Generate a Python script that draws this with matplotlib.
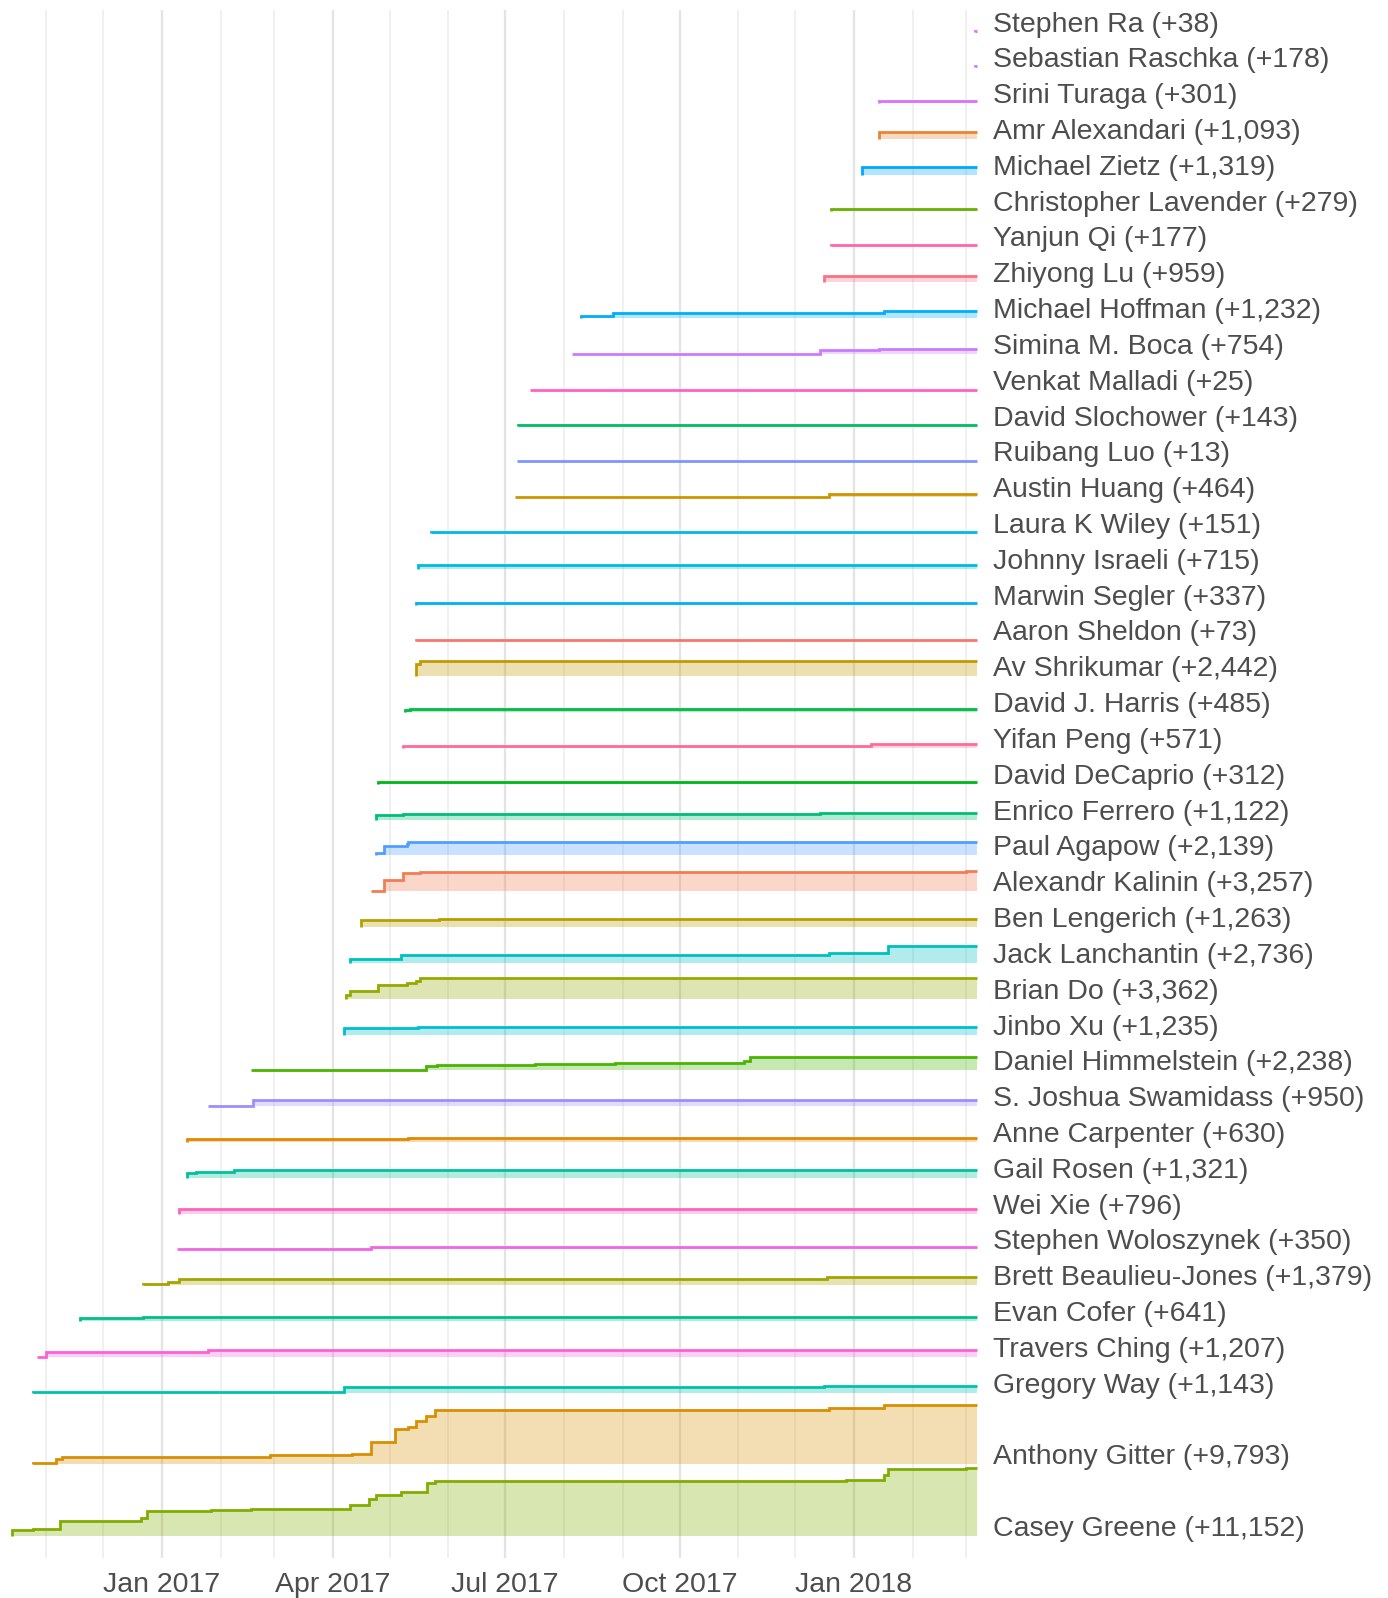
import math
import numpy as np
import pandas as pd
import matplotlib
matplotlib.use("Agg")
import matplotlib.pyplot as plt
import matplotlib.dates as mdates

plt.rcParams['font.family'] = ['Liberation Sans', 'DejaVu Sans']

# ---------------- data (bottom row first) ----------------
authors = [
    "Casey Greene", "Anthony Gitter", "Gregory Way", "Travers Ching", "Evan Cofer",
    "Brett Beaulieu-Jones", "Stephen Woloszynek", "Wei Xie", "Gail Rosen", "Anne Carpenter",
    "S. Joshua Swamidass", "Daniel Himmelstein", "Jinbo Xu", "Brian Do", "Jack Lanchantin",
    "Ben Lengerich", "Alexandr Kalinin", "Paul Agapow", "Enrico Ferrero", "David DeCaprio",
    "Yifan Peng", "David J. Harris", "Av Shrikumar", "Aaron Sheldon", "Marwin Segler",
    "Johnny Israeli", "Laura K Wiley", "Austin Huang", "Ruibang Luo", "David Slochower",
    "Venkat Malladi", "Simina M. Boca", "Michael Hoffman", "Zhiyong Lu", "Yanjun Qi",
    "Christopher Lavender", "Michael Zietz", "Amr Alexandari", "Srini Turaga",
    "Sebastian Raschka", "Stephen Ra",
]

totals = [11152, 9793, 1143, 1207, 641, 1379, 350, 796, 1321, 630,
          950, 2238, 1235, 3362, 2736, 1263, 3257, 2139, 1122, 312,
          571, 485, 2442, 73, 337, 715, 151, 464, 13, 143,
          25, 754, 1232, 959, 177, 279, 1319, 1093, 301, 178, 38]

step_dates = [
    ["2016-10-14", "2016-10-25", "2016-11-08", "2016-12-21", "2016-12-24", "2017-01-27",
     "2017-02-17", "2017-04-10", "2017-04-20", "2017-04-24", "2017-05-07", "2017-05-21",
     "2017-05-25", "2017-12-28", "2018-01-17", "2018-01-19", "2018-03-01"],
    ["2016-10-25", "2016-11-06", "2016-11-09", "2016-12-21", "2017-02-27", "2017-04-11",
     "2017-04-21", "2017-05-04", "2017-05-11", "2017-05-15", "2017-05-20", "2017-05-25",
     "2017-11-17", "2017-12-19", "2018-01-17"],
    ["2016-10-25", "2017-02-24", "2017-04-07", "2017-12-16", "2018-01-17"],
    ["2016-10-27", "2016-11-01", "2017-01-25"],
    ["2016-11-19", "2016-11-26", "2016-12-22"],
    ["2016-12-22", "2017-01-04", "2017-01-10", "2017-01-26", "2017-12-18", "2018-01-13"],
    ["2017-01-09", "2017-01-27", "2017-04-21"],
    ["2017-01-10", "2017-07-20"],
    ["2017-01-14", "2017-01-19", "2017-02-08", "2017-04-08"],
    ["2017-01-14", "2017-01-27", "2017-05-11", "2018-03-01"],
    ["2017-01-25", "2017-02-18"],
    ["2017-02-17", "2017-02-27", "2017-04-07", "2017-05-20", "2017-05-26", "2017-07-17",
     "2017-08-28", "2017-11-04", "2017-11-07", "2018-01-12"],
    ["2017-04-07", "2017-05-16"],
    ["2017-04-08", "2017-04-10", "2017-04-25", "2017-05-10", "2017-05-15", "2017-05-17"],
    ["2017-04-10", "2017-05-07", "2017-12-19", "2018-01-19"],
    ["2017-04-16", "2017-05-27"],
    ["2017-04-21", "2017-04-28", "2017-05-08", "2017-05-17", "2018-03-01"],
    ["2017-04-24", "2017-04-28", "2017-05-10", "2017-05-11"],
    ["2017-04-24", "2017-05-08", "2017-12-14"],
    ["2017-04-25", "2017-05-10"],
    ["2017-05-08", "2018-01-10"],
    ["2017-05-09", "2017-05-12"],
    ["2017-05-15", "2017-05-17"],
    ["2017-05-15"],
    ["2017-05-15", "2017-05-26"],
    ["2017-05-16"],
    ["2017-05-23"],
    ["2017-07-06", "2017-12-19"],
    ["2017-07-07"],
    ["2017-07-08"],
    ["2017-07-14"],
    ["2017-08-05", "2017-12-14", "2018-01-14"],
    ["2017-08-10", "2017-08-27", "2018-01-17", "2018-01-24"],
    ["2017-12-16"],
    ["2017-12-20"],
    ["2017-12-20"],
    ["2018-01-05"],
    ["2018-01-14"],
    ["2018-01-14"],
    ["2018-03-06"],
    ["2018-03-06"],
]

step_words = [
    [980, 1200, 2450, 3000, 4080, 4240, 4460, 5060, 6150, 6800, 7180, 8700, 9085, 9250,
     10060, 11040, 11152],
    [275, 830, 1160, 1270, 1550, 1650, 3700, 5800, 6080, 7070, 8010, 8900, 9010, 9290, 9793],
    [110, 165, 880, 1100, 1143],
    [60, 825, 1207],
    [480, 520, 641],
    [275, 605, 1045, 1100, 1290, 1379],
    [120, 150, 350],
    [770, 796],
    [825, 935, 1265, 1321],
    [450, 480, 600, 630],
    [30, 950],
    [50, 80, 110, 770, 880, 990, 1160, 1485, 2145, 2238],
    [1150, 1235],
    [600, 1320, 2255, 2530, 2915, 3362],
    [605, 1265, 1650, 2736],
    [1230, 1263],
    [60, 1870, 3080, 3200, 3257],
    [385, 1595, 1870, 2139],
    [770, 990, 1122],
    [280, 312],
    [300, 571],
    [420, 485],
    [2035, 2442],
    [73],
    [320, 337],
    [715],
    [151],
    [100, 464],
    [13],
    [143],
    [25],
    [60, 720, 754],
    [275, 880, 1150, 1232],
    [959],
    [177],
    [279],
    [1319],
    [1093],
    [301],
    [178],
    [38],
]

end_date = "2018-03-07"

# ---------------- colours: ggplot2 hue palette over alphabetical authors ----------------
def hcl_hex(h, c=100.0, l=65.0):
    hr = math.radians(h)
    U, V, L = c * math.cos(hr), c * math.sin(hr), l
    Xn, Yn, Zn = 95.047, 100.0, 108.883
    un = 4 * Xn / (Xn + 15 * Yn + 3 * Zn)
    vn = 9 * Yn / (Xn + 15 * Yn + 3 * Zn)
    Y = Yn * ((L + 16) / 116) ** 3 if L > 8 else Yn * L / 903.3
    u = U / (13 * L) + un
    v = V / (13 * L) + vn
    X = 9 * Y * u / (4 * v)
    Z = (9 * Y / v - X - 15 * Y) / 3
    X, Y, Z = X / 100, Y / 100, Z / 100
    rgb = [3.240479 * X - 1.537150 * Y - 0.498535 * Z,
           -0.969256 * X + 1.875992 * Y + 0.041556 * Z,
           0.055648 * X - 0.204043 * Y + 1.057311 * Z]
    out = []
    for ch in rgb:
        ch = 12.92 * ch if ch <= 0.0031308 else 1.055 * ch ** (1 / 2.4) - 0.055
        out.append(min(max(ch, 0.0), 1.0))
    return tuple(out)

alpha_order = sorted(authors)
n = len(alpha_order)
color_of = {a: hcl_hex(15 + 360 * i / n) for i, a in enumerate(alpha_order)}

# ---------------- layout ----------------
W, H = 1388, 1598
fig = plt.figure(figsize=(W / 100, H / 100), dpi=100)
ax_right_px = 985
ax = fig.add_axes([0, 40 / H, ax_right_px / W, (1558 - 10) / H])

words_per_row = 5900.0
ref = pd.Timestamp("2017-01-01")
px_per_day = 1.8959
x_left = mdates.date2num(ref - pd.Timedelta(days=162 / px_per_day))
x_right = mdates.date2num(ref + pd.Timedelta(days=(ax_right_px - 162) / px_per_day))
end_num = mdates.date2num(pd.Timestamp(end_date))

# baselines: rows stack upward; tall series take more than one row
baselines = []
pos = 0.0
for tot in totals:
    baselines.append(pos)
    pos += max(1, math.ceil(tot / words_per_row))

FS = 20.5
for name, tot, ds, ws, base in zip(authors, totals, step_dates, step_words, baselines):
    col = color_of[name]
    xs = [mdates.date2num(pd.Timestamp(d)) for d in ds]
    vals = [w / words_per_row for w in ws]
    x_line = [xs[0]] + xs + [end_num]
    y_line = [base] + [base + v for v in vals] + [base + vals[-1]]
    ax.fill_between(x_line, base, y_line, step='post', color=col, alpha=0.3, linewidth=0)
    ax.plot(x_line, y_line, drawstyle='steps-post', color=col, lw=2.0,
            solid_joinstyle='miter', solid_capstyle='butt')
    ax.annotate(f"{name} (+{tot:,})", xy=(end_num, base), xycoords='data',
                xytext=(11, 0), textcoords='offset points', ha='left', va='baseline',
                fontsize=FS, color='#4D4D4D', annotation_clip=False)

ax.set_xlim(x_left, x_right)
ax.set_ylim(-22 / 35.82, (1536 - 10) / 35.82)

ax.xaxis.set_major_locator(mdates.MonthLocator(bymonth=[1, 4, 7, 10]))
ax.xaxis.set_minor_locator(mdates.MonthLocator())
ax.xaxis.set_major_formatter(mdates.DateFormatter("%b %Y"))
ax.grid(True, which='major', axis='x', color='#E3E3E3', lw=1.6, zorder=0)
ax.grid(True, which='minor', axis='x', color='#EDEDED', lw=1.2, zorder=0)
ax.set_axisbelow(True)
ax.tick_params(axis='x', which='both', length=0, pad=10, labelsize=FS, labelcolor='#4D4D4D')
ax.set_yticks([])
for s in ax.spines.values():
    s.set_visible(False)

fig.savefig("out.png", dpi=100, facecolor='white')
......
Exercise objective — Repeat the listing above exactly from its first line to the line containing "import matplotlib.dates as mdates", both included, and omit the pictures.

Task solution —
Generate a Python script that draws this with matplotlib.
import math
import numpy as np
import pandas as pd
import matplotlib
matplotlib.use("Agg")
import matplotlib.pyplot as plt
import matplotlib.dates as mdates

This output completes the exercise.